‘By cutting costs, businesses may feel forced to cut corners,’ says RSA marine risk manager Nick Andrews

The cost of running vessels, aircrafts and trucks that comply with environmental and regulatory requirements is becoming more expensive. In addition, there is also a lot of pressure from financial directors to cut the cost of transporting goods.

The challenge is to meet the demand of providing the same level of quality services on a smaller budget in an economic environment that sees inflation push costs up. Fuel and oil prices, for example, have seen year-on-year increases.

However, the major concern is that by cutting costs, businesses may feel forced to cut corners, and there is only a certain amount of corner cutting they can do before they are exposed to a greater level of risk – and even greater financial losses.

There are ongoing instances where businesses misdeclare hazardous goods to enjoy the more favourable general cargo rate as opposed to the more costly hazardous cargo freight rate.

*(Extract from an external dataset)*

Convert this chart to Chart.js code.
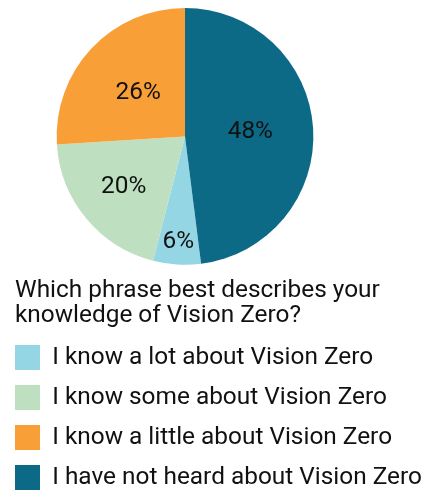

The consequences can be catastrophic. Cargo loaded incorrectly on vessels can result in the co-mingling of goods that should never be stored together. This can lead to fires breaking out, with the concurrent problem of lack of access, reducing the chance of fighting any blaze, not to mention the potential loss of vessel, and life.

Additionally, ship owners face several operational and compliance risks. One of the big issues is complying with environmental legislation globally, particularly where pollution is concerned. Businesses need to consider what type of fuels they can burn and in which ports of the world.

This can often lead to the vessel having to change fuels in transit. There are several risks associated with this process, which is why it is paramount that businesses ensure that they have the right vessels that are capable of handling the changeover.

This of course, comes at a huge cost – another financial burden on businesses.

Nat cats are also a key risk for the marine and shipping industry. The Thai floods two years ago was a good example of the cost of supply chain failures arising from a natural disaster.

While risk managers may assess their local supply chain, the Thai floods indicated that many might not be reviewing their entire chain. Contingency plans need to be in place that consider where components can be sourced in an event of a nat cat and these plans need to be reviewed and tested frequently.